0

I wanted to make program, that will split every word in txt file, and the return list of words but without repetition of any word. I converted my pdf book to txt and then used my program, but it failed totally. I have no idea, what I've done wrong. Here's my code:

def split(file):
    lines = open(file, 'rU').readlines()
    words = []
    word = ''
    for line in lines:
        for letter in line:
            if letter not in [' ', '\n', '.', ',']:
                word += letter
            elif letter in [' ', '\n', '.', ',']:
                if word not in words:
                    words.append(word)
                    word = ''

    words.sort()
    return words


for word in split('AKiss.txt'):
    print(word, end=' ')

I also attached AKiss.txt and original PDF in case it could be useful.

PDF - http://1drv.ms/b/s!AtZrd19H_8oyabhAx-NZvIQD_Ug

TXT - http://1drv.ms/t/s!AtZrd19H_8oyapvBvAo27rNJSwQ

Cœur
  • 37,241
  • 25
  • 195
  • 267
Frank Cold
  • 35
  • 1
  • 7
  • *without repetition*... Why not use set instead of a list? – Mangohero1 Oct 17 '17 at 19:50
  • Can you describe how it's failing? – glibdud Oct 17 '17 at 19:50
  • @glibdud It returns theorethically other words, but there are the same words but with little difference, and what is really strange - they do not exist in file: "Do "Don't "Don'tworry "Don'tworryabout "Dorothy "Dorothy" – Frank Cold Oct 17 '17 at 19:57
  • 1
    This link may also be helpful: https://stackoverflow.com/questions/1059559/split-strings-with-multiple-delimiters – Haochen Wu Oct 17 '17 at 20:00

3 Answers3

1

You may want to do it differently:

def split_file(file):
    all_words = set()
    for ln in open(file, 'rU').readlines():
        words = ln.strip().split()

        dot_split = []
        for w in words:
            dot_split.extend(w.split('.'))
        comma_split = []
        for w in dot_split:
            comma_split.extend(w.split(','))

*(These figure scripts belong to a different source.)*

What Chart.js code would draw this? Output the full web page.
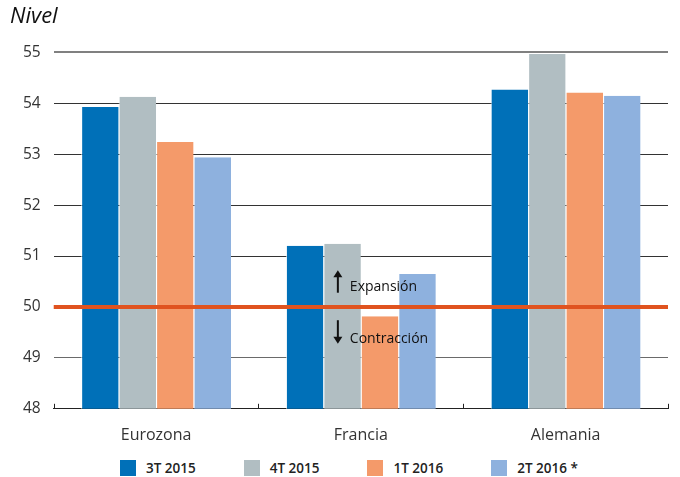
<!DOCTYPE html>
<html>
<head>
<meta charset="utf-8">
<script src="https://cdn.jsdelivr.net/npm/chart.js@4.4.1/dist/chart.umd.min.js"></script>
<style>
  html, body { margin: 0; padding: 0; background: #fff; }
  #wrap { width: 680px; height: 450px; position: relative; }
  #legend {
    position: absolute; left: 120px; top: 459px;
    display: flex; gap: 48px;
    font-family: "Open Sans", "Noto Sans", sans-serif;
    font-size: 13.5px; font-weight: 600; color: #222;
  }
  #legend .item { display: flex; align-items: center; }
  #legend .box { width: 16px; height: 16px; margin-right: 10px; }
</style>
</head>
<body>
<div id="wrap"><canvas id="chart"></canvas></div>
<div id="legend"></div>
<script>
var CATEGORIES = ['Eurozona', 'Francia', 'Alemania'];
var SERIES_NAMES = ['3T 2015', '4T 2015', '1T 2016', '2T 2016 *'];
var Q3_2015 = [53.93, 51.20, 54.27];
var Q4_2015 = [54.13, 51.24, 54.97];
var Q1_2016 = [53.24, 49.82, 54.21];
var Q2_2016 = [52.94, 50.65, 54.15];
var Y_TICKS = [48, 49, 50, 51, 52, 53, 54, 55];
var THRESHOLD = 50;

var COLORS = ['#0070b8', '#b1bec2', '#f49a6a', '#8eb1de'];
var FONT = '"Open Sans", "Noto Sans", sans-serif';

var seriesValues = [Q3_2015, Q4_2015, Q1_2016, Q2_2016];

/* threshold line, axis ticks and the expansion/contraction notes */
var overlay = {
  id: 'overlay',
  afterDatasetsDraw: function (chart) {
    var ctx = chart.ctx;
    var area = chart.chartArea;
    var x = chart.scales.x;
    var y = chart.scales.y;

    // small upward ticks on the bottom axis at category boundaries
    ctx.save();
    ctx.strokeStyle = '#222';
    ctx.lineWidth = 1;
    var step = (area.right - area.left) / CATEGORIES.length;
    for (var i = 0; i <= CATEGORIES.length; i++) {
      var px = Math.round(area.left + step * i) + 0.5;
      ctx.beginPath();
      ctx.moveTo(px, area.bottom);
      ctx.lineTo(px, area.bottom - 5);
      ctx.stroke();
    }

    // 50 line
    var py = y.getPixelForValue(THRESHOLD);
    ctx.strokeStyle = '#e0531f';
    ctx.lineWidth = 4;
    ctx.beginPath();
    ctx.moveTo(area.left, py);
    ctx.lineTo(area.right, py);
    ctx.stroke();

    // notes
    var cx = x.getPixelForValue(1) - 23;
    ctx.fillStyle = '#111';
    ctx.strokeStyle = '#111';
    ctx.lineWidth = 2;
    ctx.font = '14px ' + FONT;
    ctx.textBaseline = 'middle';
    ctx.textAlign = 'left';

    var upTop = y.getPixelForValue(50.72);
    var upBot = y.getPixelForValue(50.28);
    ctx.beginPath();
    ctx.moveTo(cx, upBot);
    ctx.lineTo(cx, upTop + 3);
    ctx.stroke();
    ctx.beginPath();
    ctx.moveTo(cx - 4.5, upTop + 7);
    ctx.lineTo(cx, upTop);
    ctx.lineTo(cx + 4.5, upTop + 7);
    ctx.closePath();
    ctx.fill();
    ctx.fillText('Expansión', cx + 12, y.getPixelForValue(50.39));

    var dnTop = y.getPixelForValue(49.74);
    var dnBot = y.getPixelForValue(49.28);
    ctx.beginPath();
    ctx.moveTo(cx, dnTop);
    ctx.lineTo(cx, dnBot - 3);
    ctx.stroke();
    ctx.beginPath();
    ctx.moveTo(cx - 4.5, dnBot - 7);
    ctx.lineTo(cx, dnBot);
    ctx.lineTo(cx + 4.5, dnBot - 7);
    ctx.closePath();
    ctx.fill();
    ctx.fillText('Contracción', cx + 12, y.getPixelForValue(49.37));
    ctx.restore();
  }
};

var datasets = SERIES_NAMES.map(function (name, i) {
  return {
    label: name,
    data: seriesValues[i],
    backgroundColor: COLORS[i],
    borderColor: 'rgba(255,255,255,0.7)',
    borderWidth: { left: 1, right: 0, top: 0, bottom: 0 },
    borderSkipped: false,
    categoryPercentage: 0.732,
    barPercentage: 1.0
  };
});

new Chart(document.getElementById('chart'), {
  type: 'bar',
  data: { labels: CATEGORIES, datasets: datasets },
  plugins: [overlay],
  options: {
    responsive: true,
    maintainAspectRatio: false,
    animation: false,
    layout: { padding: { left: 10, right: 12, top: 0, bottom: -4 } },
    plugins: {
      title: {
        display: true,
        text: 'Nivel',
        align: 'start',
        color: '#111',
        font: { family: FONT, size: 22, style: 'italic', weight: 'normal' },
        padding: { top: 4, bottom: 22 }
      },
      legend: { display: false },
      tooltip: { enabled: false }
    },
    scales: {
      x: {
        grid: { display: false },
        border: { display: true, color: '#222', width: 1 },
        ticks: {
          color: '#333',
          padding: 9,
          font: { family: FONT, size: 16 }
        }
      },
      y: {
        min: 48,
        max: 55,
        afterBuildTicks: function (axis) {
          axis.ticks = Y_TICKS.map(function (v) { return { value: v }; });
        },
        border: { display: false },
        grid: {
          drawTicks: false,
          color: function (c) {
            if (c.tick.value === 55) return '#808080';
            if (c.tick.value === 49) return '#6a6a6a';
            return '#333';
          },
          lineWidth: function (c) {
            return c.tick.value === 55 ? 2 : 1;
          }
        },
        ticks: {
          color: '#333',
          padding: 13,
          font: { family: FONT, size: 15.5 }
        }
      }
    }
  }
});

// legend below the chart
var legendEl = document.getElementById('legend');
SERIES_NAMES.forEach(function (name, i) {
  var item = document.createElement('div');
  item.className = 'item';
  var box = document.createElement('span');
  box.className = 'box';
  box.style.background = COLORS[i];
  var label = document.createElement('span');
  label.textContent = name;
  item.appendChild(box);
  item.appendChild(label);
  legendEl.appendChild(item);
});
</script>
</body>
</html>
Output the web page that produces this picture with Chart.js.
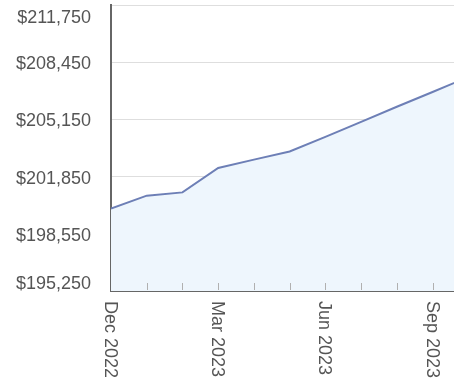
<!DOCTYPE html>
<html>
<head>
<meta charset="utf-8">
<script src="https://cdn.jsdelivr.net/npm/chart.js@4"></script>
<style>
    body { margin: 0; background: #fff; overflow: hidden; }
    canvas { display: block; }
</style>
</head>
<body>
<canvas id="balanceChart" width="454" height="379"></canvas>
<script>
// Chart data
const months = ['Dec 2022', 'Jan 2023', 'Feb 2023', 'Mar 2023', 'Apr 2023', 'May 2023',
    'Jun 2023', 'Jul 2023', 'Aug 2023', 'Sep 2023', 'Oct 2023'];
const balances = [200000, 200750, 200940, 202350, 202830, 203300,
    204140, 205010, 205880, 206730, 207600];
const yTicks = [195250, 198550, 201850, 205150, 208450, 211750];
const xLabelEvery = 3;

const FONT = '18px "Liberation Sans", Arial, sans-serif';

// Draws the axis labels (x labels read top to bottom) and the inner tick marks
const axisLabels = {
    id: 'axisLabels',
    afterDraw(chart) {
        const ctx = chart.ctx;
        const area = chart.chartArea;
        const xs = chart.scales.x;
        const ys = chart.scales.y;

        ctx.save();
        ctx.font = FONT;
        ctx.fillStyle = '#555';

        // y labels, the outer ones are kept inside the plot
        ctx.textAlign = 'right';
        ctx.textBaseline = 'middle';
        ys.ticks.forEach(t => {
            let y = ys.getPixelForValue(t.value) + 2;
            y = Math.max(area.top + 13, Math.min(area.bottom - 7, y));
            ctx.fillText('$' + t.value.toLocaleString('en-US'), area.left - 20, y);
        });

        // monthly tick marks
        ctx.strokeStyle = '#b0b0b0';
        ctx.lineWidth = 1;
        for (let i = 1; i < months.length; i++) {
            const x = Math.round(xs.getPixelForValue(i)) + 0.5;
            if (x > area.right) break;
            ctx.beginPath();
            ctx.moveTo(x, area.bottom - 1);
            ctx.lineTo(x, area.bottom - 8);
            ctx.stroke();
        }

        // quarterly labels
        ctx.textAlign = 'left';
        months.forEach((m, i) => {
            if (i % xLabelEvery !== 0) return;
            const x = xs.getPixelForValue(i);
            if (x > area.right) return;
            ctx.save();
            ctx.translate(x - 1, area.bottom + 10);
            ctx.rotate(Math.PI / 2);
            ctx.fillText(m, 0, 0);
            ctx.restore();
        });
        ctx.restore();
    }
};

const ctx = document.getElementById('balanceChart').getContext('2d');

const balanceChart = new Chart(ctx, {
    type: 'line',
    data: {
        datasets: [{
            data: balances.map((v, i) => ({ x: i, y: v })),
            borderColor: '#6d7fb6',
            borderWidth: 2,
            backgroundColor: '#eef6fd',
            fill: 'start',
            pointRadius: 0,
            tension: 0
        }]
    },
    options: {
        responsive: false,
        animation: false,
        layout: {
            padding: { top: 5, right: 0, left: 0, bottom: 0 }
        },
        plugins: {
            legend: { display: false },
            tooltip: { enabled: false }
        },
        scales: {
            x: {
                type: 'linear',
                min: 0,
                max: 9.6,
                ticks: { display: false, stepSize: 1 },
                grid: { drawOnChartArea: false, drawTicks: false },
                border: { color: '#666', width: 2 },
                afterFit: function (scale) {
                    scale.height = 88;
                }
            },
            y: {
                min: yTicks[0],
                max: yTicks[yTicks.length - 1],
                ticks: { display: false },
                afterBuildTicks: function (scale) {
                    scale.ticks = yTicks.map(v => ({ value: v }));
                },
                grid: { color: '#dedede', drawTicks: false },
                border: { color: '#666', width: 2 },
                afterFit: function (scale) {
                    scale.width = 111;
                }
            }
        }
    },
    plugins: [axisLabels]
});
</script>
</body>
</html>
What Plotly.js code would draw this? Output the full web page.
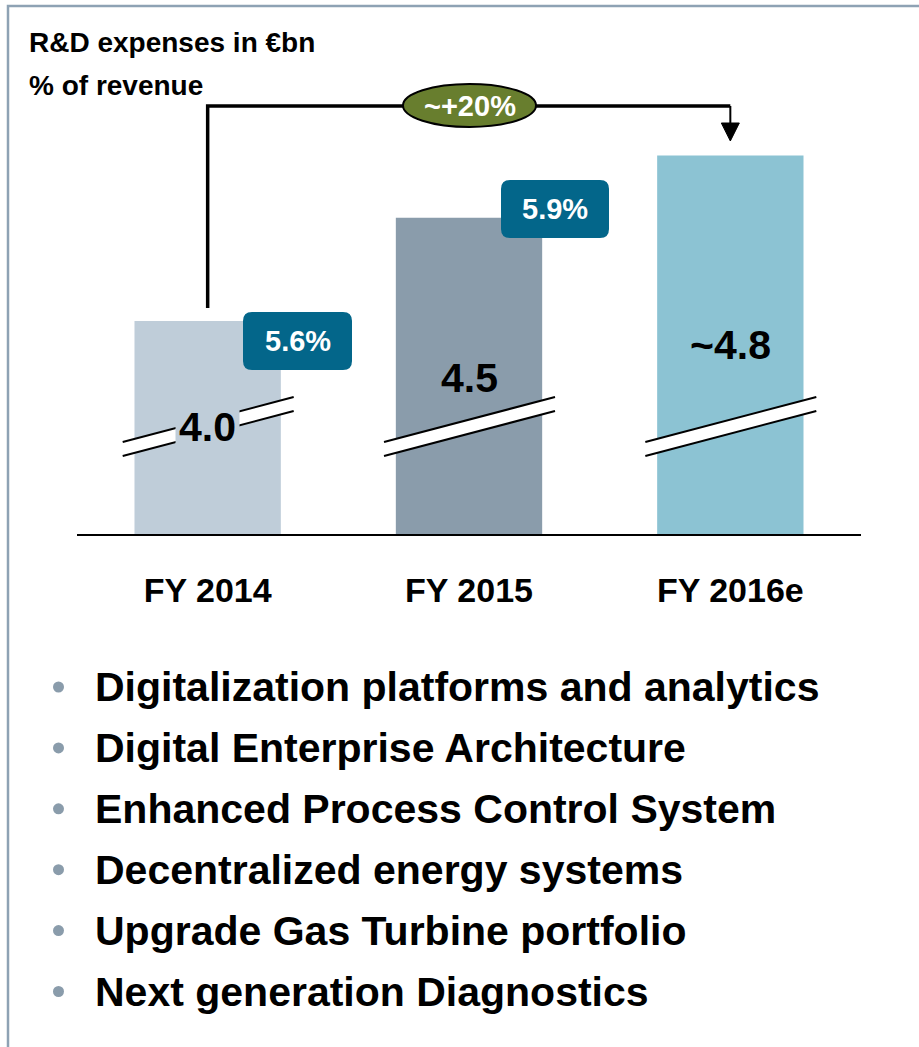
<!DOCTYPE html>
<html><head><meta charset="utf-8">
<script src="https://cdn.plot.ly/plotly-3.0.1.min.js"></script>
<style>html,body{margin:0;padding:0;background:#fff;}</style>
</head><body><div id="chart" style="width:919px;height:1047px;"></div>
<script>
// ---- data ----
const categories = ['FY 2014', 'FY 2015', 'FY 2016e'];
const rdExpenses = [4.0, 4.5, 4.8];          // € bn
const valueLabels = ['4.0', '4.5', '~4.8'];
const pctOfRevenue = ['5.6%', '5.9%'];
const growthLabel = '~+20%';
const titleLines = ['R&D expenses in €bn', '% of revenue'];
const bulletItems = [
  'Digitalization platforms and analytics',
  'Digital Enterprise Architecture',
  'Enhanced Process Control System',
  'Decentralized energy systems',
  'Upgrade Gas Turbine portfolio',
  'Next generation Diagnostics'
];
const barColors = ['#bfcdd9', '#8a9cab', '#8cc3d3'];

// ---- geometry helpers (pixel -> paper) ----
const W = 919, H = 1047, L = 77, R = 58, T = 100, B = 513;
const PW = W - L - R, PH = H - T - B;
const px = x => (x - L) / PW;
const py = y => (H - B - y) / PH;
const FONT = 'Liberation Sans, Arial, Helvetica, sans-serif';
const catX = i => L + PW * (i + 0.5) / categories.length;

const shapes = [];
const annotations = [];

// frame border
shapes.push({type: 'path', xref: 'paper', yref: 'paper', layer: 'below',
  path: `M${px(8)},${py(1060)} L${px(8)},${py(6)} L${px(930)},${py(6)}`,
  line: {color: '#8ea2b4', width: 2.5}});

// titles
const titleY = [42, 85];
titleLines.forEach((t, i) => annotations.push({xref: 'paper', yref: 'paper',
  x: px(27), y: py(titleY[i]), xanchor: 'left', yanchor: 'middle', showarrow: false,
  text: '<b>' + t + '</b>', font: {family: FONT, size: 28, color: '#000'}}));

// connector line with arrow
const x1 = catX(0), x3 = catX(2);
shapes.push({type: 'path', xref: 'paper', yref: 'paper', layer: 'above',
  path: `M${px(x1)},${py(308)} L${px(x1)},${py(106)} L${px(x3)},${py(106)}`,
  line: {color: '#000', width: 3.5}});
shapes.push({type: 'path', xref: 'paper', yref: 'paper', layer: 'above',
  path: `M${px(x3)},${py(106)} L${px(x3)},${py(125)}`,
  line: {color: '#000', width: 2}});
shapes.push({type: 'path', xref: 'paper', yref: 'paper', layer: 'above',
  path: `M${px(x3 - 9)},${py(123)} L${px(x3 + 9)},${py(123)} L${px(x3)},${py(141)} Z`,
  fillcolor: '#000', line: {color: '#000', width: 1}});
// growth oval
shapes.push({type: 'circle', xref: 'paper', yref: 'paper', layer: 'above',
  x0: px(403), x1: px(536), y0: py(127), y1: py(84),
  fillcolor: '#687e2e', line: {color: '#000', width: 2}});
annotations.push({xref: 'paper', yref: 'paper', x: px(469.5), y: py(106),
  xanchor: 'center', yanchor: 'middle', showarrow: false,
  text: '<b>' + growthLabel + '</b>', font: {family: FONT, size: 29, color: '#fff'}});

// axis break marks
categories.forEach((c, i) => {
  const cx = catX(i), l = cx - 85, r = cx + 86;
  shapes.push({type: 'path', xref: 'paper', yref: 'paper', layer: 'above',
    path: `M${px(l)},${py(442)} L${px(r)},${py(397)} L${px(r)},${py(411)} L${px(l)},${py(456)} Z`,
    fillcolor: '#fff', line: {width: 0}});
  [[442, 397], [456, 411]].forEach(([a, b]) => shapes.push({type: 'line',
    xref: 'paper', yref: 'paper', layer: 'above',
    x0: px(l), y0: py(a), x1: px(r), y1: py(b), line: {color: '#000', width: 2}}));
});

// value labels
const valueY = [427, 378, 345];
valueLabels.forEach((t, i) => annotations.push({xref: 'x', yref: 'paper',
  x: categories[i], y: py(valueY[i]), xanchor: 'center', yanchor: 'middle', showarrow: false,
  text: '<b>' + t + '</b>', font: {family: FONT, size: 41, color: '#000'},
  bgcolor: i === 0 ? barColors[0] : 'rgba(0,0,0,0)', borderpad: 3}));

// % of revenue boxes (rounded)
const pctBoxes = [[243, 312, 352, 370], [501, 180, 609, 238]];
function rounded(x0, y0, x1, y1, r) {
  return `M${px(x0 + r)},${py(y0)} L${px(x1 - r)},${py(y0)} Q${px(x1)},${py(y0)} ${px(x1)},${py(y0 + r)} ` +
    `L${px(x1)},${py(y1 - r)} Q${px(x1)},${py(y1)} ${px(x1 - r)},${py(y1)} ` +
    `L${px(x0 + r)},${py(y1)} Q${px(x0)},${py(y1)} ${px(x0)},${py(y1 - r)} ` +
    `L${px(x0)},${py(y0 + r)} Q${px(x0)},${py(y0)} ${px(x0 + r)},${py(y0)} Z`;
}
pctOfRevenue.forEach((t, i) => {
  const [a, b, c, d] = pctBoxes[i];
  shapes.push({type: 'path', xref: 'paper', yref: 'paper', layer: 'above',
    path: rounded(a, b, c, d, 9), fillcolor: '#03668a', line: {width: 0}});
  annotations.push({xref: 'paper', yref: 'paper', x: px((a + c) / 2), y: py((b + d) / 2),
    xanchor: 'center', yanchor: 'middle', showarrow: false,
    text: '<b>' + t + '</b>', font: {family: FONT, size: 29, color: '#fff'}});
});

// bullet list
bulletItems.forEach((t, i) => {
  const y = 687 + i * 60.9;
  shapes.push({type: 'circle', xref: 'paper', yref: 'paper', layer: 'above',
    x0: px(53), x1: px(64), y0: py(y + 5.5), y1: py(y - 5.5),
    fillcolor: '#8a9cab', line: {width: 0}});
  annotations.push({xref: 'paper', yref: 'paper', x: px(93), y: py(y),
    xanchor: 'left', yanchor: 'middle', showarrow: false,
    text: '<b>' + t + '</b>', font: {family: FONT, size: 41, color: '#000'}});
});

const trace = {
  type: 'bar', x: categories, y: rdExpenses,
  marker: {color: barColors, line: {width: 0}},
  width: 0.56, hoverinfo: 'skip', cliponaxis: true
};

const layout = {
  width: W, height: H,
  margin: {l: L, r: R, t: T, b: B},
  paper_bgcolor: '#fff', plot_bgcolor: '#fff',
  showlegend: false,
  xaxis: {type: 'category', range: [-0.5, 2.5], showline: true, linecolor: '#000', linewidth: 2,
    ticks: '', showgrid: false, zeroline: false, fixedrange: true,
    tickvals: categories, ticktext: categories.map(c => '<b>' + c + '</b>'),
    tickfont: {family: FONT, size: 34, color: '#000'}, ticklabelstandoff: 25},
  yaxis: {range: [2.97, 5.069], visible: false, showgrid: false, zeroline: false, fixedrange: true},
  shapes: shapes, annotations: annotations
};

Plotly.newPlot('chart', [trace], layout, {displayModeBar: false, staticPlot: true});
</script>
</body></html>
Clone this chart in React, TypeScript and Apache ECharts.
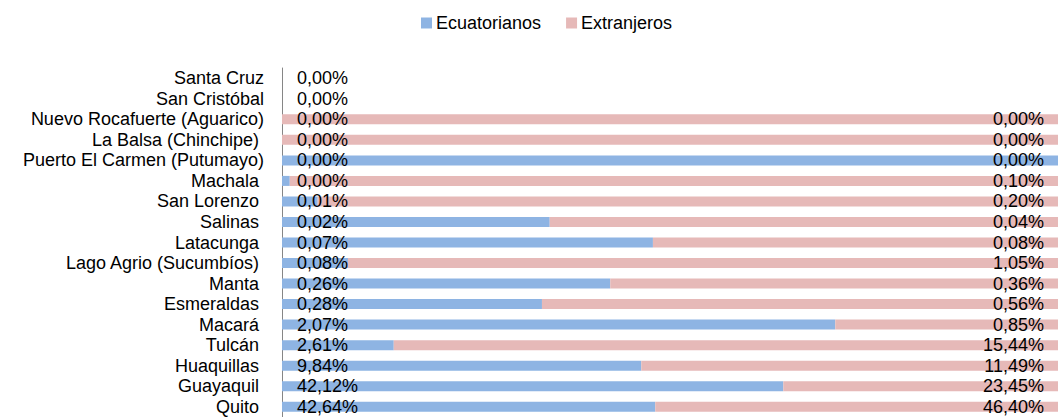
import React, { useEffect, useRef } from "react";
import * as echarts from "echarts";

const categories = [
  "Santa Cruz",
  "San Cristóbal",
  "Nuevo Rocafuerte (Aguarico)",
  "La Balsa (Chinchipe)\u00a0",
  "Puerto El Carmen (Putumayo)",
  "Machala\u00a0",
  "San Lorenzo\u00a0",
  "Salinas\u00a0",
  "Latacunga\u00a0",
  "Lago Agrio (Sucumbíos)\u00a0",
  "Manta\u00a0",
  "Esmeraldas\u00a0",
  "Macará\u00a0",
  "Tulcán\u00a0",
  "Huaquillas\u00a0",
  "Guayaquil\u00a0",
  "Quito\u00a0",
];

// share of each row (100% stacked)
const ecuatorianosShare = [0, 0, 0, 0, 100, 1.0, 4.6, 34.5, 47.8, 8.5, 42.3, 33.5, 71.3, 14.4, 46.3, 64.6, 48.1];
const extranjerosShare = [0, 0, 100, 100, 0, 99.0, 95.4, 65.5, 52.2, 91.5, 57.7, 66.5, 28.7, 85.6, 53.7, 35.4, 51.9];

// printed data labels
const ecuatorianosLabels = [
  "0,00%", "0,00%", "0,00%", "0,00%", "0,00%", "0,00%", "0,01%", "0,02%", "0,07%",
  "0,08%", "0,26%", "0,28%", "2,07%", "2,61%", "9,84%", "42,12%", "42,64%",
];
const extranjerosLabels = [
  "", "", "0,00%", "0,00%", "0,00%", "0,10%", "0,20%", "0,04%", "0,08%",
  "1,05%", "0,36%", "0,56%", "0,85%", "15,44%", "11,49%", "23,45%", "46,40%",
];

const FONT = '"Liberation Sans", Arial, sans-serif';

export default function App() {
  const ref = useRef<HTMLDivElement>(null);
  useEffect(() => {
    document.body.style.margin = "0";
    if (!ref.current) return;
    const chart = echarts.init(ref.current, null, { renderer: "svg" });
    chart.setOption({
      animation: false,
      textStyle: { fontFamily: FONT },
      legend: {
        left: 416,
        top: 9,
        itemWidth: 11,
        itemHeight: 11,
        itemGap: 25,
        icon: "rect",
        textStyle: { fontSize: 18, color: "#000", fontFamily: FONT, padding: [0, 0, 0, -1] },
        data: ["Ecuatorianos", "Extranjeros"],
      },
      grid: { left: 282, right: 0, top: 68, bottom: 0, containLabel: false },
      xAxis: { type: "value", min: 0, max: 100, show: false },
      yAxis: {
        type: "category",
        inverse: true,
        data: categories,
        axisLine: { show: true, lineStyle: { color: "#868686", width: 1 } },
        axisTick: { show: false },
        axisLabel: { interval: 0, fontSize: 18, color: "#000", fontFamily: FONT, margin: 18 },
        splitLine: { show: false },
      },
      series: [
        {
          name: "Ecuatorianos",
          type: "bar",
          stack: "total",
          barWidth: 10,
          itemStyle: { color: "#8EB4E3" },
          data: ecuatorianosShare,
          label: {
            show: true,
            position: "insideLeft",
            distance: 15,
            fontSize: 18,
            color: "#000",
            fontFamily: FONT,
            formatter: (p: any) => ecuatorianosLabels[p.dataIndex] || "",
          },
        },
        {
          name: "Extranjeros",
          type: "bar",
          stack: "total",
          barWidth: 10,
          itemStyle: { color: "#E6B9B8" },
          data: extranjerosShare,
          label: {
            show: true,
            position: "insideRight",
            distance: 14,
            fontSize: 18,
            color: "#000",
            fontFamily: FONT,
            formatter: (p: any) => extranjerosLabels[p.dataIndex] || "",
          },
        },
      ],
    });
    return () => chart.dispose();
  }, []);
  return <div ref={ref} style={{ width: 1058, height: 417 }} />;
}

        all_words = all_words.union(set(comma_split))

    print(sorted(all_words))

split_file('test_file.txt')

or simpler, using regular expressions:

import re

def split_file2(file):
    all_words2 = set()
    for ln in open(file, 'rU').readlines():
        words2 = re.split('[ \t\n\.,]', ln.strip())  # note the escaped '.'!
        all_words2 = all_words2.union(set(words2))
    print(sorted(all_words))

As a side note I would refrain from using split as function name as it hides the very function you may want to use from the standard library / string library.

sophros
  • 14,672
  • 11
  • 46
  • 75
  • I did this like this, but in out put i got empty list. – Frank Cold Oct 17 '17 at 19:58
  • the line `all_words.union(set(words.split('.').split(',')))` should be `all_words = all_words.union(set(words.split('.').split(',')))` for the union to be used as intented – Arunmozhi Oct 17 '17 at 20:33
  • @sophros This code has multiple errors. Tried improving and gave up. – Arunmozhi Oct 17 '17 at 20:41
  • @Arunmozhi - Thank you for the attempt. Indeed there were 2 issues that I now fixed while adding a shorter example with regexes. I am surprised you gave up on so simple code though! – sophros Oct 18 '17 at 05:29
1

You can try this:

import itertools
words = list(set(itertools.chain.from_iterable([[''.join(c for c in b if c.isalpha()) for b in i.strip('\n').split()] for i in open('filename.txt') if i != "\n"])))
Ajax1234
  • 69,937
  • 8
  • 61
  • 102
  • I worked, but i got the same words but with '?' or with dot. Is there a way, to "eliminate" not only new lines but also question marks, commas etc.? – Frank Cold Oct 17 '17 at 20:04
  • It worked. Thank you very much. You saved my from sitting on lecture and finding 100 words i do not know (english isn't my native language). :D Thanks again. – Frank Cold Oct 17 '17 at 20:17
  • @F_Zimny glad to help! :) – Ajax1234 Oct 17 '17 at 20:17
0

Using the strip() and split() methods should help you here.